OPINION:
Three vitally important lessons are immediately apparent in the aftermath of the Paris terror attacks:
First, the Islamic State, or ISIS, is planning more attacks against Europe and also the United States. ISIS-affiliated websites threaten that Washington, London and Rome will be attacked next and that their preference is “to taste American blood.”
Second, ISIS is adept at waging asymmetric warfare. Their goal is to leverage their limited resources and get the “biggest bang for the buck” by spectacular acts of terror that will psychologically demoralize the civilized world. The victims of Paris are not only the 129 killed and 352 injured, but millions worldwide who were witnesses through mass media.
Third, the combined intelligence resources of the United States and Europe, and police and security forces even when on heightened alert as they were in Paris, cannot prevent every act of spectacular terrorism. ISIS, al Qaeda or other terrorist groups will, sooner or later, achieve another surprise attack.
Therefore, one of the most important parts of U.S. counterterrorism strategy must be to anticipate and protect our nation’s greatest vulnerabilities in order to defeat terrorism’s strategy of asymmetric warfare.
For example, the United States gives high priority to preventing proliferation of nuclear materials because terrorists armed with a nuclear weapon, detonated in New York or Washington, could kill several hundred thousand people — a spectacular asymmetric threat.
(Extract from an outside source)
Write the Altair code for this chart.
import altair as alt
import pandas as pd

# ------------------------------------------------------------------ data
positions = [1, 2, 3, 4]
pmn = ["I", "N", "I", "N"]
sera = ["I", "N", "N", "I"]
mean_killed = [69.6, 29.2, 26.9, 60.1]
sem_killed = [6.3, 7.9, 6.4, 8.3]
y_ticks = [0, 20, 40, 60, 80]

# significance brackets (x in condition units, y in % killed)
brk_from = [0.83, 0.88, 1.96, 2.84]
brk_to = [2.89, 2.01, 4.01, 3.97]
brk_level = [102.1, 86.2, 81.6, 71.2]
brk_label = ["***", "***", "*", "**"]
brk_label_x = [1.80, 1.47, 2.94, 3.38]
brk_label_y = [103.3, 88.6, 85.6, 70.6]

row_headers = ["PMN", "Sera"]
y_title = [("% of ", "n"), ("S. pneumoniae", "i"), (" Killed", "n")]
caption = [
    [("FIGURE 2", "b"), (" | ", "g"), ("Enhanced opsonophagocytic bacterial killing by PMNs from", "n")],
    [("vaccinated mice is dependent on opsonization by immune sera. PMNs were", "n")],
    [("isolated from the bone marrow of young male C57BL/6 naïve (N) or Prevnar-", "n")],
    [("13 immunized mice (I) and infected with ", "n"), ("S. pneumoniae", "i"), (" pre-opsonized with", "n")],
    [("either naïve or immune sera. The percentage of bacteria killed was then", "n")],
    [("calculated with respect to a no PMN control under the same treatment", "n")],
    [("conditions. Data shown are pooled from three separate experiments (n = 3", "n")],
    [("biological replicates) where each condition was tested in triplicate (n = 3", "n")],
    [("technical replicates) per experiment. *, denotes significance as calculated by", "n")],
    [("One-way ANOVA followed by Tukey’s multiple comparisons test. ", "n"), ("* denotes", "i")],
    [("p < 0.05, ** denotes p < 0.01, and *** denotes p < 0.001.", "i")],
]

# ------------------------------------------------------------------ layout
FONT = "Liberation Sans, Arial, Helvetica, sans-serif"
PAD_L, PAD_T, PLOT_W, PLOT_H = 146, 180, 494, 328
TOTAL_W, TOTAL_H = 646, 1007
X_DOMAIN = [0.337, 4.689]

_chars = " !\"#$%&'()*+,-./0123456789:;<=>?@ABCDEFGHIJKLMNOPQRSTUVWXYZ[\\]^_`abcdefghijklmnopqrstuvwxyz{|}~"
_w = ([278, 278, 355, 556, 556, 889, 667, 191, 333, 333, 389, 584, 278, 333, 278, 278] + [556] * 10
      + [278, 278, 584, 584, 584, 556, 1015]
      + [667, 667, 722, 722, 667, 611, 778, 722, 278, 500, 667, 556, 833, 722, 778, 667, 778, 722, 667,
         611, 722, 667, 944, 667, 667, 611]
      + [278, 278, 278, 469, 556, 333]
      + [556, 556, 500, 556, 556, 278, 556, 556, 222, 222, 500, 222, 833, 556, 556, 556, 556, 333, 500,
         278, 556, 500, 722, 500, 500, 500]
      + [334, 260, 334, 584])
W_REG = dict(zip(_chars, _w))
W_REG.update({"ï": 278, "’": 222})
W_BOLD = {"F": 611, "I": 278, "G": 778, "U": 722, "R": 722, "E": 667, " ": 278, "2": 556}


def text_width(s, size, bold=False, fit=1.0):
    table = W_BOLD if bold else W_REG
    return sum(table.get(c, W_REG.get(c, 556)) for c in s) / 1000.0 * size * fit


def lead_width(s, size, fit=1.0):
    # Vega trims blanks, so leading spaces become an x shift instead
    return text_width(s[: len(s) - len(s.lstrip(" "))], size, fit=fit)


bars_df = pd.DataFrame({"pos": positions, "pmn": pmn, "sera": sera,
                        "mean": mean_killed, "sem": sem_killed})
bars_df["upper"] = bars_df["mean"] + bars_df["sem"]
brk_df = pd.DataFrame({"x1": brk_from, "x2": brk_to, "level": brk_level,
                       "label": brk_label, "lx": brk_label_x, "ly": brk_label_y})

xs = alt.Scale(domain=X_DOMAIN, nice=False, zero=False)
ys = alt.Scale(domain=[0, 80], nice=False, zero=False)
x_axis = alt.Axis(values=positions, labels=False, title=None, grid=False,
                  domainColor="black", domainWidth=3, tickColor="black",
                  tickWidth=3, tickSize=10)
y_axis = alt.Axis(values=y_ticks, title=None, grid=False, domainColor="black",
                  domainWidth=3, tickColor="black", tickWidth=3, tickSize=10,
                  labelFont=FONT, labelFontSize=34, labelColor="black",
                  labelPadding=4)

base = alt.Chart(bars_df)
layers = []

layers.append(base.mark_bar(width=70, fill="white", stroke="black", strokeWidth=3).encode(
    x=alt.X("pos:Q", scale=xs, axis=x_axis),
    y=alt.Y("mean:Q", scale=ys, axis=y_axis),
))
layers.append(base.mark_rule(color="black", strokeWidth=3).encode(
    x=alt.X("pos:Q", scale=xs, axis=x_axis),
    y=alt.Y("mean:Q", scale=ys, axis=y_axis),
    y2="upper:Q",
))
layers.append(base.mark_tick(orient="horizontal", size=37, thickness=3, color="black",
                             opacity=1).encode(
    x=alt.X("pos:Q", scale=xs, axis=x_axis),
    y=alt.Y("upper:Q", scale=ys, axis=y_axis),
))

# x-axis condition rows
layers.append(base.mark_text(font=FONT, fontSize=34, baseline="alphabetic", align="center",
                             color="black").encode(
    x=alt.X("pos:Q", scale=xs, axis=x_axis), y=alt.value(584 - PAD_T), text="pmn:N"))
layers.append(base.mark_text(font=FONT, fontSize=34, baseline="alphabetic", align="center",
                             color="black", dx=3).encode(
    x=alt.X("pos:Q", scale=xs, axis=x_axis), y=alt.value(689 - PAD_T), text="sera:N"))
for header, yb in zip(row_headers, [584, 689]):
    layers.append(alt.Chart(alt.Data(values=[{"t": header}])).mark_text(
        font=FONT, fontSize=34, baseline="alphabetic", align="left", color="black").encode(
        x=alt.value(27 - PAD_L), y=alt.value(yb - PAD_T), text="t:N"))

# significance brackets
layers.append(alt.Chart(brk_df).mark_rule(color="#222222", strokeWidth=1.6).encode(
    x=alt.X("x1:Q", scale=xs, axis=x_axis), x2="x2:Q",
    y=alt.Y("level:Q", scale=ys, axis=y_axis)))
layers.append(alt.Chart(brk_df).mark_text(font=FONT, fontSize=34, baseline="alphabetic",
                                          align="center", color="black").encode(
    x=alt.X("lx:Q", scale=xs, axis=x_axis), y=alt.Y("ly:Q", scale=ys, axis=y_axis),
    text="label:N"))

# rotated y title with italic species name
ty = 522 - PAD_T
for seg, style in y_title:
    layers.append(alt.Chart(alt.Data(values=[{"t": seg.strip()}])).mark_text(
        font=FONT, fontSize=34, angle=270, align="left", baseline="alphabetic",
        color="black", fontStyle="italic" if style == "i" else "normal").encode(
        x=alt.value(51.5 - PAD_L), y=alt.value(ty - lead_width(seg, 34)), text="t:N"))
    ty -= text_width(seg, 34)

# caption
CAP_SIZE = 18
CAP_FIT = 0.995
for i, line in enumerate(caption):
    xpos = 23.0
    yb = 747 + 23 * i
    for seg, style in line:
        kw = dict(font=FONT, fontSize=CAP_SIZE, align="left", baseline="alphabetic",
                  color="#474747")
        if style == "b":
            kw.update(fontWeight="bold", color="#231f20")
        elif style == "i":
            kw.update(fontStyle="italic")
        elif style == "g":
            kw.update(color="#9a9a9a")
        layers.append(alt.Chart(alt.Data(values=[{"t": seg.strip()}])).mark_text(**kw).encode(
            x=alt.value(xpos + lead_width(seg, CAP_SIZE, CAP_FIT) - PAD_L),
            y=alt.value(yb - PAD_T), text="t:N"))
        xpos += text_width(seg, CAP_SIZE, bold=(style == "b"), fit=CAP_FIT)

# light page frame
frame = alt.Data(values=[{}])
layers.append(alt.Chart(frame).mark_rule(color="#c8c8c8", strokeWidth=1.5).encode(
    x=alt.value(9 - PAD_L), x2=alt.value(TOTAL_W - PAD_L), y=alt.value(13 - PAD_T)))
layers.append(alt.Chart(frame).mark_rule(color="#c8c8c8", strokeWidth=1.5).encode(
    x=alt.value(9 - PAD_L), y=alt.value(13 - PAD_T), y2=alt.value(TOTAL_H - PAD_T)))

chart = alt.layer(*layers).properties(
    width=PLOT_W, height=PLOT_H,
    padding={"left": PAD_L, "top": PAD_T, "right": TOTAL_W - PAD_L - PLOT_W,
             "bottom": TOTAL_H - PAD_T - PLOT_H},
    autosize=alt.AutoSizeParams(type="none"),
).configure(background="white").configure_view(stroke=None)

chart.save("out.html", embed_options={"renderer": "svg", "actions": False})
However, the Department of Homeland Security has neglected to protect the United States from an even graver threat posed by the vulnerability of the national electric grid.
America is an electronic civilization. Electricity sustains the economy and the lives of more than 300 million people. A terror attack that collapses the electric grid would black out all the life-sustaining critical infrastructures — communications, transportation, business and finance, food and water — in effect, hitting the “off switch” for the entire nation.
No less than two congressional commissions, the EMP Commission (2008) and the Strategic Posture Commission (2009), and numerous independent studies, including the recent books “Lights Out” and “Blackout Wars,” warn that an attack on the grid that causes a protracted blackout could kill millions. It would be the ultimate asymmetric threat.
Terrorists armed with rifles could cause a protracted blackout of the North American electric grid. According to a study by the U.S. Federal Energy Regulatory Commission, a terror attack on just nine key transformer substations could black out the nation for 18 months.
Terrorists already know about and have exploited grid vulnerability in attacks on other nations.
The Knights Templars drug cartel used explosives to temporarily black out Michoacan in Mexico, plunging 420,000 people into the dark so they could execute local leaders opposed to the drug trade on Oct. 27, 2013. Al Qaeda in the Arabian Peninsula temporarily blacked out the entire nation of Yemen, 16 cities and 27 million people, on June 9, 2014. Terrorists blacked out most of Pakistan — a nuclear weapons state — on Jan. 25.
Terrorists might be able to black out the grid with cyberattacks. Turkey experienced a highly disruptive temporary blackout, reportedly from an Iranian cyberattack, on March 31.
The worst threat to the grid would be from a high-altitude nuclear electromagnetic pulse (EMP), which would cause the most widespread and deepest damage to the critical infrastructures. The EMP Commission warned that terrorists armed with a single primitive nuclear weapon and short-range missile, or even a high-lift balloon, could inflict an EMP catastrophe.
North Korea apparently practiced a nuclear EMP attack in April 2013, orbiting its KSM-3 satellite on the optimum trajectory and altitude to evade U.S. national missile defenses and place an EMP field (if the satellite were a nuclear warhead) over the 48 contiguous United States. The KSM-3 still passes over the United States every few days.
The good news is that the grid can be protected against even the worst threat, nuclear EMP attack, for about $2 billion — and this would mitigate all the lesser threats, including from sabotage, cyberwarfare and severe weather.
Awaiting passage in the House is the Critical Infrastructure Protection Act (H.R. 1073), a bill to protect the electric grid, sponsored by Republican Rep. Trent Franks of Arizona. Republican Sen. Ron Johnson of Wisconsin has introduced a similar bill (S. 1846).
In the aftermath of Paris, isn’t it time to protect the grid?
• Peter Vincent Pry is executive director of the Task Force on National and Homeland Security and served in the Congressional EMP Commission, the House Armed Services Committee, and the CIA.